In the era of smartphones, the Supreme Court recently heard two cases that could change what it means to perform an “unreasonable search and seizure”. Smartphones carry so much information that the court is trying to decide if it is fair game to use them to gain evidence.

Many of the justices agree that there should be some limit to what police officers have the right to search. Some say that all information, except that which relates to the specific crime, should be off limits. The Fourth Amendment prohibits unreasonable searches and seizures.

Currently police are allowed warrantless searches to ensure that the suspect does not have any weapons and that they do not try to destroy any evidence. A major concern among law enforcement is that once someone knows they are a suspect they will delete all relevant information from their phone.

Those that oppose the searches say that cell phones hold more personal information than they have in the past. Photos, call and text records, internet search history, financial information, and social media activity are readily available through smartphones.

Justice Elena Kagan argues that cellphones are more advanced than ever before, “They’re computers. They have as much computing capacity as laptops did five years ago. And ­everybody under a certain age, let’s say under 40, has everything on them.”

MSNBC reported that the case was sparked by an earlier case, Riley v. California. Riley was arrested for concealed weapons. Police searched his phone and found evidence linking him to an earlier crime. He was later tried and convicted of attempted murder. He is arguing that the search violated his Fourth Amendment right.

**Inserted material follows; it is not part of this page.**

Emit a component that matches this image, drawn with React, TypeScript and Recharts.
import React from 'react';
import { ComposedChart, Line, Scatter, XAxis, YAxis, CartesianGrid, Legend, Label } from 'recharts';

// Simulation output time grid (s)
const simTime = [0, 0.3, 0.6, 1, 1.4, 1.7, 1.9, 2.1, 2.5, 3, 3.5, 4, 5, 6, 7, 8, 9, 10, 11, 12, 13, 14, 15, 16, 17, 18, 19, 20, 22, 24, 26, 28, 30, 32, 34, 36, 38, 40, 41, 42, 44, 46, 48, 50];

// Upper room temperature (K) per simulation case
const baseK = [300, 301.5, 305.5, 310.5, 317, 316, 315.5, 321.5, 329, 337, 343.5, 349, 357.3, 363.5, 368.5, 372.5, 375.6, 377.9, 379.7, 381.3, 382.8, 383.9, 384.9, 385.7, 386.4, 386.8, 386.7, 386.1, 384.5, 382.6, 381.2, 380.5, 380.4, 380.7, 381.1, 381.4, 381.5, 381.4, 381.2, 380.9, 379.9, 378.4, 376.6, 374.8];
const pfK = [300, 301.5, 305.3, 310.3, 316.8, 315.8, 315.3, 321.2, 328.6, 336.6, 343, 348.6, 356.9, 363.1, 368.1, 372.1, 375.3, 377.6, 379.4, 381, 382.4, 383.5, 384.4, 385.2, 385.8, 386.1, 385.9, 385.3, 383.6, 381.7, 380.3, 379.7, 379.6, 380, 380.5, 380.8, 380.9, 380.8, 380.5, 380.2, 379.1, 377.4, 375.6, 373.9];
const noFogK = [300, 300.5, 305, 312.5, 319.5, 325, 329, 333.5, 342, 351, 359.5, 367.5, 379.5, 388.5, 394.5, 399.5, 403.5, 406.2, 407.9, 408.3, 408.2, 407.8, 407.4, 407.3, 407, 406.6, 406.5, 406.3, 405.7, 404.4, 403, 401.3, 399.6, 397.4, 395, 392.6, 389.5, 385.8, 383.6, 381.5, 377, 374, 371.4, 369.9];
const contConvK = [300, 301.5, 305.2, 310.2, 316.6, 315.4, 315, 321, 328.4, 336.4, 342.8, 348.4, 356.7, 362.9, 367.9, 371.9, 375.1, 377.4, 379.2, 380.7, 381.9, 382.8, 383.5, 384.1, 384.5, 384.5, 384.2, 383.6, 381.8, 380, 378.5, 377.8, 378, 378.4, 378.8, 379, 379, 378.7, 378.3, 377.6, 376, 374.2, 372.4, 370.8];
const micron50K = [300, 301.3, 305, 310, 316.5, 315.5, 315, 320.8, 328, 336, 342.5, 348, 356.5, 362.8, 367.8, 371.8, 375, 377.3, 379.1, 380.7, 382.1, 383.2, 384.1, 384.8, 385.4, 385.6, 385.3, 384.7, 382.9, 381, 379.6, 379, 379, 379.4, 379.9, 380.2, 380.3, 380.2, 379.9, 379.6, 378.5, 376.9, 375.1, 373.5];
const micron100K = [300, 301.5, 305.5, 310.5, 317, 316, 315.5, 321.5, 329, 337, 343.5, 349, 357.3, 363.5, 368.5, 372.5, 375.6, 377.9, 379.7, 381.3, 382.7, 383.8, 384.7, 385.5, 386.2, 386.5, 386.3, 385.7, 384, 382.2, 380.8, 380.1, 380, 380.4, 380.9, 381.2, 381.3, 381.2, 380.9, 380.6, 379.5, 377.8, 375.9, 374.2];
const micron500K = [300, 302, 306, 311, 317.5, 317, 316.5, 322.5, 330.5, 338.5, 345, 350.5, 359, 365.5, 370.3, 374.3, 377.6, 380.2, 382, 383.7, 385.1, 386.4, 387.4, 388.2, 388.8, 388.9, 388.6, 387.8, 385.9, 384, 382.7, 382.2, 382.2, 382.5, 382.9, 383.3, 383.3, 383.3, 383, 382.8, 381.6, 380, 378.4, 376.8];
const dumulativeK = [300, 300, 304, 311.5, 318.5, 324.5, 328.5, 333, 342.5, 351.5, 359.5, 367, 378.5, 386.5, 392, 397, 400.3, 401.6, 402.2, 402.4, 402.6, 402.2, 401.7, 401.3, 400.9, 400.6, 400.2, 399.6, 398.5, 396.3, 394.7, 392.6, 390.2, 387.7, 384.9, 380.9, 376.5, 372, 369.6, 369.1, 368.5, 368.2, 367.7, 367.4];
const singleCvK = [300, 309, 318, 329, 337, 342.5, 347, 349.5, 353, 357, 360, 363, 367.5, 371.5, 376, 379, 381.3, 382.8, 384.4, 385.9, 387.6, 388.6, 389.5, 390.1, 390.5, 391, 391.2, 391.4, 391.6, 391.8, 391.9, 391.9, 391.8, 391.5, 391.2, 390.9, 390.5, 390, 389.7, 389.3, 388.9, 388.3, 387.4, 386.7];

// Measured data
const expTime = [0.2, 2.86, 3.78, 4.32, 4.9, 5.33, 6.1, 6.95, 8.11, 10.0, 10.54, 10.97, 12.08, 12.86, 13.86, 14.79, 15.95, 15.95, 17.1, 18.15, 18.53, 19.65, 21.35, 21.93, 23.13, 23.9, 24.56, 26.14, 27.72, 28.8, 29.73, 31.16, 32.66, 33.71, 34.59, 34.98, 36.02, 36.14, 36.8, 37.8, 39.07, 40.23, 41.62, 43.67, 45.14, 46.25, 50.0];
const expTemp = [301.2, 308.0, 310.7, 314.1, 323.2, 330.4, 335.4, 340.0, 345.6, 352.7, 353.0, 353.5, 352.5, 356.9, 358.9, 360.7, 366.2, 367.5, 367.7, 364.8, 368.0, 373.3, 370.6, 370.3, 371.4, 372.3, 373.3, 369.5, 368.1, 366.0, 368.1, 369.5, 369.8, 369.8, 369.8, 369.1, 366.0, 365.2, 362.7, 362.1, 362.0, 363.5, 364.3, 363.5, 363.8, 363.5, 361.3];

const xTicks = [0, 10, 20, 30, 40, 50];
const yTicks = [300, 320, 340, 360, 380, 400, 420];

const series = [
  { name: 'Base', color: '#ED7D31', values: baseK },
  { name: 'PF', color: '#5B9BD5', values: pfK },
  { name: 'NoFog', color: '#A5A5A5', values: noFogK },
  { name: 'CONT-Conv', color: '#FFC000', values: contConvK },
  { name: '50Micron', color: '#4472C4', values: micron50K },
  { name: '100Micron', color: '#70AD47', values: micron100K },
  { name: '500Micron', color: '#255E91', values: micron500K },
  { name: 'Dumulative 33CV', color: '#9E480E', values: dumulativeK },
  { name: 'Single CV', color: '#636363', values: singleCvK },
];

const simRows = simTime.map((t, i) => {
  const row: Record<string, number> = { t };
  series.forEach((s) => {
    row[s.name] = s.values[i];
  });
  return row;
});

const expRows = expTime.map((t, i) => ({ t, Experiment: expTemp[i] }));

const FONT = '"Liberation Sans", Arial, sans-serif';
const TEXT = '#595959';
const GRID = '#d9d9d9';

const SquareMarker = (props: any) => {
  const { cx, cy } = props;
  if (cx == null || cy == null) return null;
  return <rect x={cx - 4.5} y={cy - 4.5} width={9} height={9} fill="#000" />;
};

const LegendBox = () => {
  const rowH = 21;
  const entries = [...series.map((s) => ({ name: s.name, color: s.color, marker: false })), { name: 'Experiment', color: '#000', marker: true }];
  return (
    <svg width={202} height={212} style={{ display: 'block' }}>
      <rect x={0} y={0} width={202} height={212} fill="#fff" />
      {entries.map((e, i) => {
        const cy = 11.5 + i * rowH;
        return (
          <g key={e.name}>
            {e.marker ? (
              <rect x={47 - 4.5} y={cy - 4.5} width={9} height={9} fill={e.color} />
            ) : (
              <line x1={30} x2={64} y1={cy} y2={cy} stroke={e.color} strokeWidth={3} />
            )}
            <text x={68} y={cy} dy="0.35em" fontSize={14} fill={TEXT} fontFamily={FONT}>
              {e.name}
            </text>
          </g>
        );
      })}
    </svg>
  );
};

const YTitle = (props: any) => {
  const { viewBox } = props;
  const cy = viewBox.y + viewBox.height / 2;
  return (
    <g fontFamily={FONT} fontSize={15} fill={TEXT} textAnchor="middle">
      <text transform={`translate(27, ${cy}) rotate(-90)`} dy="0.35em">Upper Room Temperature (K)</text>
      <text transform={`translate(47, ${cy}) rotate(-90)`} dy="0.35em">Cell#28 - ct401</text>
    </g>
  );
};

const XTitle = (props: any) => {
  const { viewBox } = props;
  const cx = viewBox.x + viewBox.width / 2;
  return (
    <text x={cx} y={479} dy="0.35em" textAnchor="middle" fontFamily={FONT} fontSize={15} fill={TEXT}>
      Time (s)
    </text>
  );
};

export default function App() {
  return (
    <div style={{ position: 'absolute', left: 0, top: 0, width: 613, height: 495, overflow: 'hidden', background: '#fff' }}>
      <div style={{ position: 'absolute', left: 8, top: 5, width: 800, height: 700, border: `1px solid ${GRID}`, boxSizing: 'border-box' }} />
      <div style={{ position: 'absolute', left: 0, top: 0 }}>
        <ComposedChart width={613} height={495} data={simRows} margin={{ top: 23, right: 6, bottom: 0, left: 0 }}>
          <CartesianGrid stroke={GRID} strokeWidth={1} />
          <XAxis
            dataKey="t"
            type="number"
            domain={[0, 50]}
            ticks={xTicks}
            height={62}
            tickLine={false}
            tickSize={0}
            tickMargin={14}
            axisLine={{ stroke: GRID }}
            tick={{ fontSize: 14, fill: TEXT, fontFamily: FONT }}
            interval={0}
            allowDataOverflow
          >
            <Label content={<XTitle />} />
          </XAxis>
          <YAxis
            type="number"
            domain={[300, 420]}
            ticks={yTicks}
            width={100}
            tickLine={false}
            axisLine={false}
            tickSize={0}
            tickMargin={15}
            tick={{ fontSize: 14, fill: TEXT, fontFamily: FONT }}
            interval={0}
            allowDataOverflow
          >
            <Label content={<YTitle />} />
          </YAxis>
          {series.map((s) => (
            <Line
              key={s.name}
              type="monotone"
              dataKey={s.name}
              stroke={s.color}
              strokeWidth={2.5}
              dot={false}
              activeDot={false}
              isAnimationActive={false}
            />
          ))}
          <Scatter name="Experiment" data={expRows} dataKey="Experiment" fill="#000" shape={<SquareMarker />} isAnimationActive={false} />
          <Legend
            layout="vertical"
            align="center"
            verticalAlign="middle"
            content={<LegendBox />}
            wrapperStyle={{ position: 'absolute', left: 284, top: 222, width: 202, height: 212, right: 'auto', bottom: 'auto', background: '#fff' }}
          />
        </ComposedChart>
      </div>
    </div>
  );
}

In the second case, Wurie v. U.S. government, Wurie was arrested when police saw him taking part in what seemed to be a drug deal. They confiscated his cell phone as part of the arrest. While it was in possession of the police, a call kept coming through from “my house”. They used this number to track down his home address, and when searched found drugs and weapons.

The state of California and U.S. government are fighting back saying cell phones should be treated just like anything found in one’s pocket, regardless of the amount of personal information they contain.

Chief Justice John Roberts questioned whether some apps, such as Facebook and Twitter, grant people any privacy. He says the point of the app is inherently to share thoughts and photos with others, making in public.

Justice Antonin Scallia was on the fence about the topic. He was concerned that the time spent to get a warrant to search a phone could interfere with bringing criminals to justice. He later stated that if someone were to be pulled over for not wearing a seatbelt it would be “absurd” to search their phone.

Kagan defended her position saying, “It sounds good as a limiting principle, but it ends up you can imagine in every case that the police could really look at everything.”

No decision has been reached as to how the Supreme Court will limit the information police are entitled to search, if they do at all. In the meantime, both Riley and Wurie are appealing their cases claiming their Fourth Amendment right was violated.